A different introduction should be written emphasizing system network development and coordination between jurisdictions and a system and network approach used for routes, navigation signs, maintenance, detour routes, snow removal, etc.
People may have shorter trips but many trips cross boundaries, to restrict network development to local planning is terrible policy. The total lack of system and network planning and coordination also affects the land banking of future rail routes.
The map included in CHAPTER 9 shows discrete uncoordinated routes that end abruptly at jurisdictional lines and make it difficult to use bicycle and pedestrian routes for transit. Continuing a "local only" approach is nonsensical. System and network approach to bicycle and pedestrian routes must be emphasized in the document as an overriding priority.
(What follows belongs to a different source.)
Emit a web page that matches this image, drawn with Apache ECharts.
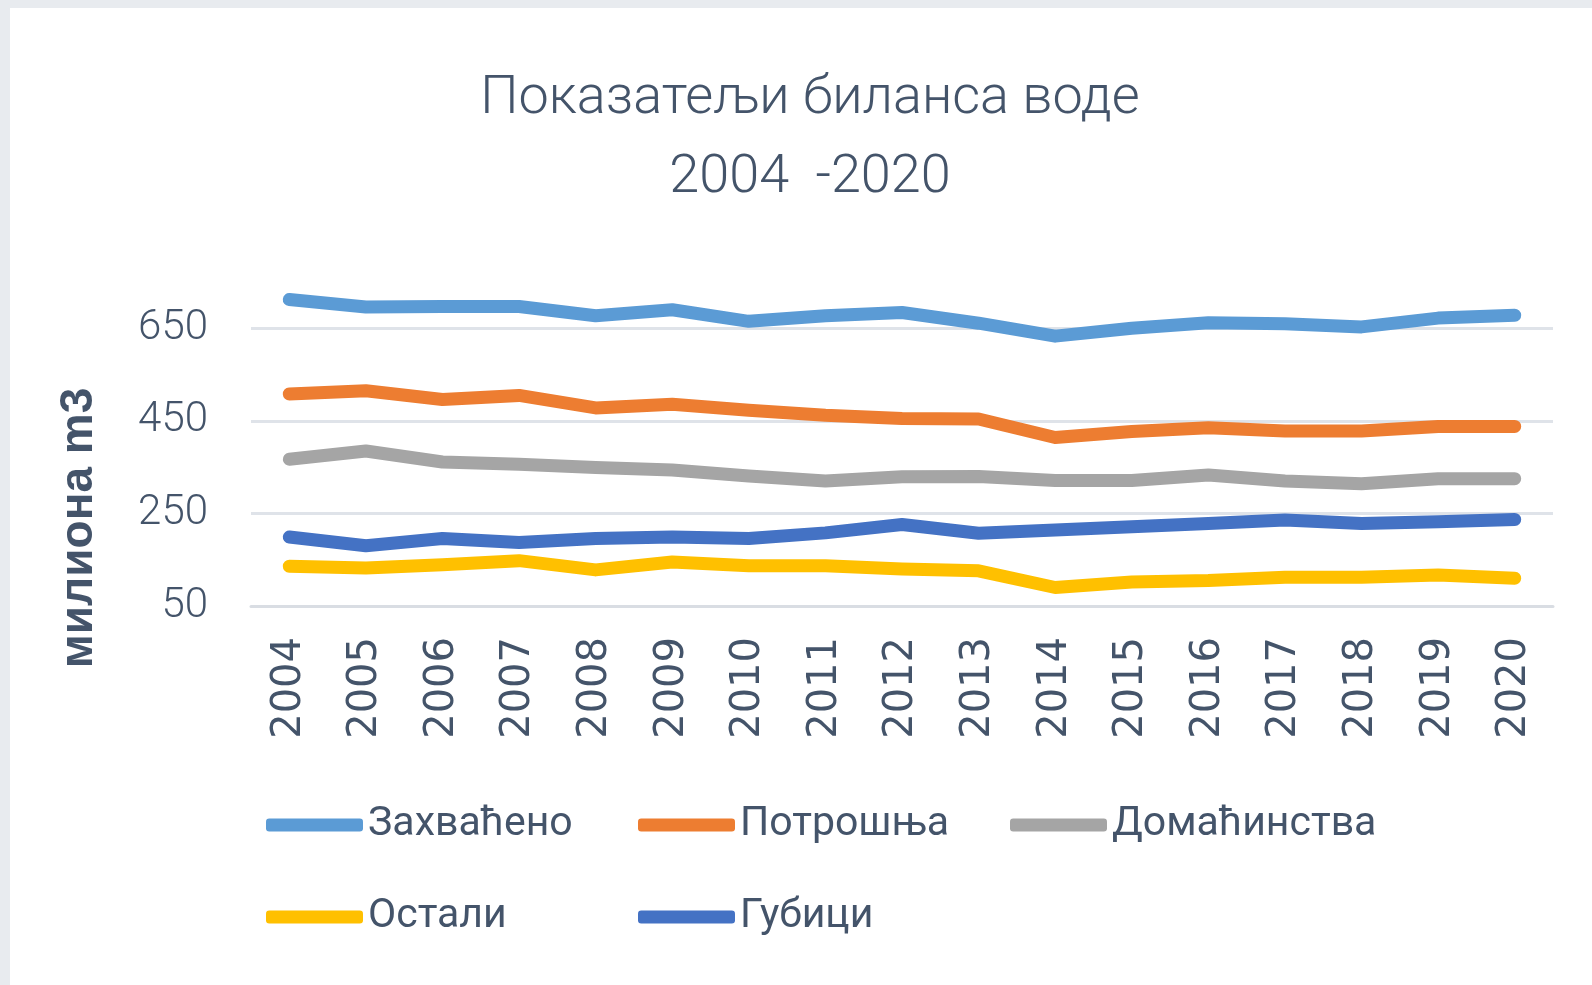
<!DOCTYPE html>
<html>
<head>
<meta charset="utf-8">
<script src="https://cdn.jsdelivr.net/npm/echarts@6/dist/echarts.min.js"></script>
<style>
  html, body { margin: 0; padding: 0; background: #e8ebef; }
  #frame { position: absolute; left: 10px; top: 8px; right: 0; bottom: 0; background: #fff; }
  #chart { position: absolute; left: 0; top: 0; width: 1592px; height: 985px; }
</style>
</head>
<body>
<div id="frame"></div>
<div id="chart"></div>
<script>
const years = ["2004", "2005", "2006", "2007", "2008", "2009", "2010", "2011", "2012",
  "2013", "2014", "2015", "2016", "2017", "2018", "2019", "2020"];

const zahvaceno = [712, 696, 697, 697, 677, 690, 665, 677, 684, 661, 633, 650, 662, 660, 653, 672, 678];
const potrosnja = [508, 515, 496, 505, 478, 486, 473, 462, 455, 454, 414, 427, 435, 428, 428, 438, 438];
const domacinstva = [367, 385, 361, 356, 349, 344, 331, 320, 329, 330, 321, 321, 333, 320, 314, 325, 325];
const ostali = [136, 132, 139, 148, 128, 145, 137, 137, 130, 126, 90, 102, 105, 112, 112, 117, 110];
const gubici = [199, 180, 196, 187, 196, 199, 196, 208, 226, 207, 214, 221, 228, 236, 228, 232, 237];

const seriesNames = ["Захваћено", "Потрошња", "Домаћинства", "Остали", "Губици"];
const seriesColors = ["#5b9bd5", "#ed7d31", "#a5a5a5", "#ffc000", "#4472c4"];
const seriesData = [zahvaceno, potrosnja, domacinstva, ostali, gubici];

const textColor = "#44546a";
const font = "Roboto, 'DejaVu Sans Condensed', sans-serif";

const chart = echarts.init(document.getElementById("chart"));

const legendBase = {
  orient: "horizontal",
  icon: "roundRect",
  itemWidth: 97,
  itemHeight: 13,
  itemGap: 2,
  padding: 0,
  selectedMode: false,
  textStyle: { fontFamily: font, fontSize: 41, color: textColor, width: 268, lineHeight: 60 },
};

chart.setOption({
  backgroundColor: "transparent",
  animation: false,
  title: {
    text: "Показатељи биланса воде\n2004  -2020",
    left: 810,
    top: 60,
    textAlign: "center",
    padding: 0,
    textStyle: { fontFamily: font, fontSize: 54, fontWeight: 300, color: textColor, lineHeight: 79 },
  },
  legend: [
    Object.assign({}, legendBase, { left: 266, top: 795, data: seriesNames.slice(0, 3) }),
    Object.assign({}, legendBase, { left: 266, top: 887, data: seriesNames.slice(3) }),
  ],
  grid: { left: 251, right: 39, top: 282, bottom: 379, containLabel: false },
  xAxis: {
    type: "category",
    data: years,
    boundaryGap: true,
    axisLine: { lineStyle: { color: "#d9dde3", width: 3 } },
    axisTick: { length: 17, lineStyle: { color: "#d9dde3", width: 3 } },
    axisLabel: {
      rotate: 90,
      margin: 31,
      interval: 0,
      fontFamily: "'DejaVu Sans', sans-serif",
      fontSize: 40,
      color: textColor,
    },
  },
  yAxis: {
    type: "value",
    min: 50,
    max: 750,
    interval: 200,
    axisLine: { show: false },
    axisTick: { show: false },
    axisLabel: { margin: 43, fontFamily: font, fontSize: 42, fontWeight: 300, color: textColor, showMaxLabel: false },
    splitLine: { showMinLine: false, showMaxLine: false, lineStyle: { color: "#dfe3e9", width: 3 } },
  },
  graphic: [
    {
      type: "text",
      x: 79,
      y: 528,
      rotation: Math.PI / 2,
      style: {
        text: "милиона m3",
        font: "bold 46px 'Liberation Sans', sans-serif",
        fill: textColor,
        align: "center",
        verticalAlign: "middle",
      },
    },
  ],
  series: seriesNames.map((name, i) => ({
    name: name,
    type: "line",
    data: seriesData[i],
    showSymbol: false,
    symbol: "none",
    color: seriesColors[i],
    lineStyle: { width: 13, color: seriesColors[i], cap: "round", join: "round" },
  })),
});
</script>
</body>
</html>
-- COMMENT on CHAPTER 9 Policy 18: Providing Pedestrian and Bicycle Travel Systems
The word network is missing from all the strategies 18a-18f. Network development of bicycle and pedestrian systems should be a priority, not a secondary effect.
Regional route priorities should be established to create a properly networked system to determine funding.
The continued treatment of bicycle and pedestrian transportation modes as second class modes not worthy of regional network and system development shows a lack of civil engineering input in this area. Networks have value, many times more value than discrete unconnected routes. For example asking that a bridge includes pedestrian and bicycle modes is worthless when local planning is uncoordinated across political jurisdictions. Another trail to nowhere is created which wastes resources.
Navigation, operation, maintenance, preservation and basic service standards are lacking across the metropolitan region which can only be remedied by policy that looks at the whole system and network of bicycle and pedestrian transportation. Engineering follows policy and funding. The lack of a network and system perspective for bicycle and pedestrian transportation modes in the Metropolitan Council Transportation Plan for 2030 will set us back another 20 years.